De cerco em cerco

 

 

                        De cerco em cerco, de cerceio em cerceio, de demagogia em demagogia, talvez seja dado o momento de recordar o poema escrito em homenagem a Maiakóvski (do qual alguns trechos muitos pensam que sejam dele mesmo).

 

 

 

No caminho, com Maiakóvski

 

 

 

Eduardo Alves de Souza

 

 

 

Assim como a criança

humildemente afaga

a imagem do herói,

assim me aproximo de ti, Maiakóvski.

Não importa o que me possa acontecer

por andar ombro a ombro

com um poeta soviético.

Lendo teus versos,

aprendi a ter coragem.

Tu sabes,

conheces melhor do que eu

a velha história.

Na primeira noite eles se aproximam

e roubam uma flor

do nosso jardim.

E não dizemos nada.

Na segunda noite, já não se escondem:

pisam as flores,

matam nosso cão,

e não dizemos nada.

Até que um dia,

o mais frágil deles

entra sozinho em nossa casa,

rouba-nos a luz, e,

conhecendo nosso medo,

arranca-nos a voz da garganta.

E já não podemos dizer nada.

Nos dias que correm

a ninguém é dado

repousar a cabeça

alheia ao terror.

Os humildes baixam a cerviz;

e nós, que não temos pacto algum

com os senhores do mundo,

por temor nos calamos.

No silêncio de meu quarto

a ousadia me afogueia as faces

e eu fantasio um levante;

mas manhã,

diante do juiz,

talvez meus lábios

calem a verdade

como um foco de germes

capaz de me destruir.

Olho ao redor

e o que vejo

e acabo por repetir

são mentiras.

Mal sabe a criança dizer mãe

e a propaganda lhe destrói a consciência.

A mim, quase me arrastam

pela gola do paletó

à porta do templo

e me pedem que aguarde

até que a Democracia

se digne aparecer no balcão.

Mas eu sei,

porque não estou amedrontado

a ponto de cegar, que ela tem uma espada

a lhe espetar as costelas

e o riso que nos mostra

é uma tênue cortina

lançada sobre os arsenais.

Vamos ao campo

e não os vemos ao nosso lado,

no plantio.

Mas ao tempo da colheita

lá estão

e acabam por nos roubar

até o último grão de trigo.

Dizem-nos que de nós emana o poder

mas sempre o temos contra nós.

Dizem-nos que é preciso

defender nossos lares

mas se nos rebelamos contra a opressão

é sobre nós que marcham os soldados.

E por temor eu me calo,

por temor aceito a condição

de falso democrata

e rotulo meus gestos

com a palavra liberdade,

procurando, num sorriso,

esconder minha dor

diante de meus superiores.

Mas dentro de mim,

com a potência de um milhão de vozes,

o coração grita MENTIRA!

 

 

 

2 comentários

  1. Lilian
    15/04/09 at 20:00

    Uaauuu!
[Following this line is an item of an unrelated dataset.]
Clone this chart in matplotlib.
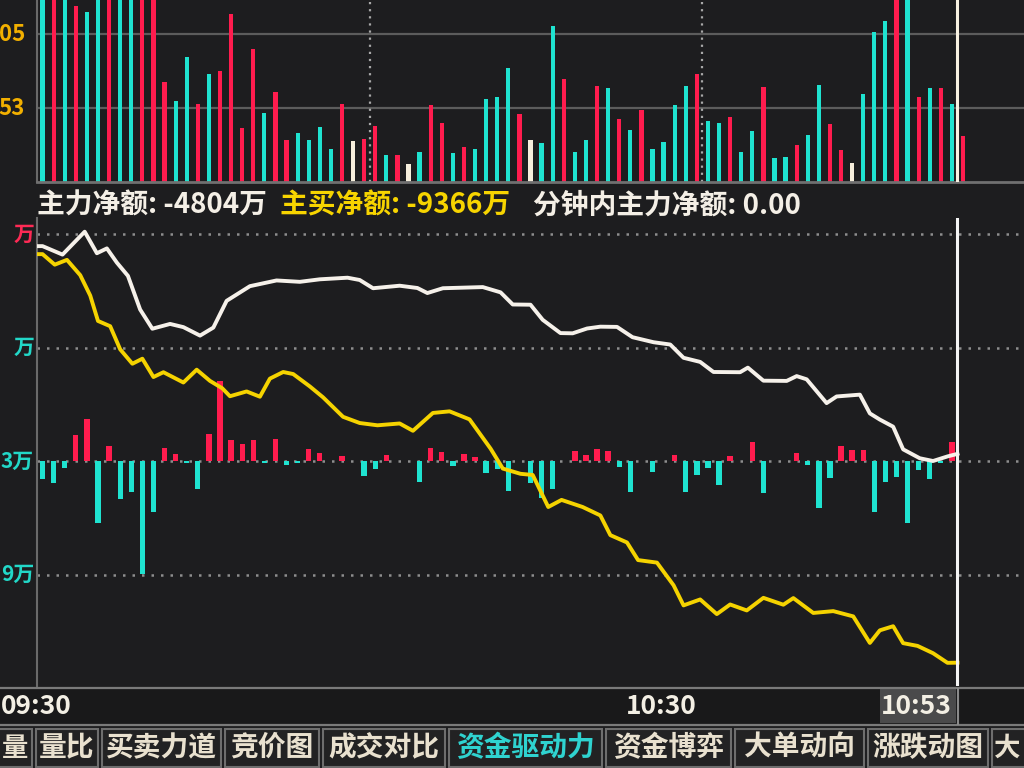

Que maravilha, Professor! Só mesmo o senhor para me apresentar algo tão belo assim… Bom saber que ainda tenho muitas coisas bonitas pra conhecer neste mundo! Quanto ao cerne da questão, eu me sinto cansada. Não nasci para lutar com dragões; o meu destino é Deus. Tento encontrá-Lo todos os dias, fazendo o melhor que posso nas mínimas coisas, na expectativa de que a luz brilhe, ainda que suave, e possamos sair deste mar de lama. O problema, creio, é o destino coletivo. Mas, se eu fizer a “minha parte”, a luz me espera, apesar da escuridão que esses dragões criam ao nosso redor. Apesar de tudo, apesar de todos, ainda creio no bem. Lembra do poeta? “Eles passarão; eu passarinho” (Mário Quintana). Pretendo continuar passarinho, embora algumas vezes tenha dificuldade para controlar os meus instintos sedentos de justiça. Mas aprendi que, Justiça, só em Deus.